Cyclic voltammetric, computational, and quantitative structure–electrochemistry relationship studies of the reduction of several 9,10-anthraquinone derivatives

The electrochemical behavior of 33 newly synthesized 9,10-anthraquinone (Aq) derivatives were studied in acetonitrile solution by cyclic voltammetry, under the same experimental conditions. In the absence of a proton donor source, the anthraquinones reduced in two successive one-electron steps. The first step is reversible while the second step is reversible or quasi-reversible. Some electrochemical properties such as peak potentials and half-wave reduction potentials were determined from the recorded cyclic voltammograms. Semi-empirical PM3 and DFT methods at the level of B3LYP have been used to compute the redox potentials for 15 typical anthraquinone derivatives in acetonitrile solution. A linear relationship was observed between the theoretically predicted values and experimentally determined half-wave reduction potentials of the 9,10-anthraquinone derivatives. The classification of Aq derivatives was carried out by the application of principal component analysis on the current data of the cyclic voltamograms and plotting the resulted scores.

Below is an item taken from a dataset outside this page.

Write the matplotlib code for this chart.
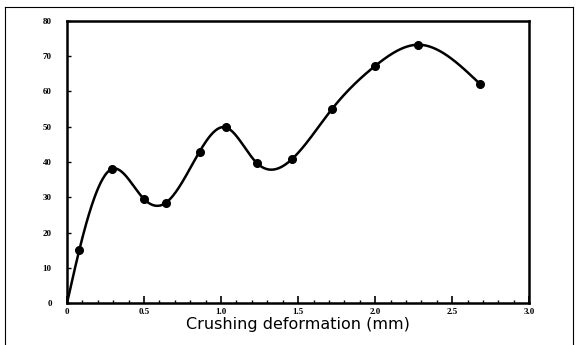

The quantitative effects of structural characteristics of the molecules on their electrochemical properties were investigated by quantitative structure–property relationship analysis. Linear multi-parametric equations between electrochemical properties as dependent variable and molecular descriptors as independent variables were obtained by genetic algorithm-multiple linear regression analysis. The resulting QSPR equations indicated that the topology of the molecules is an important factor in the first reduction wave while the electronic parameters significantly affect the second reduction wave.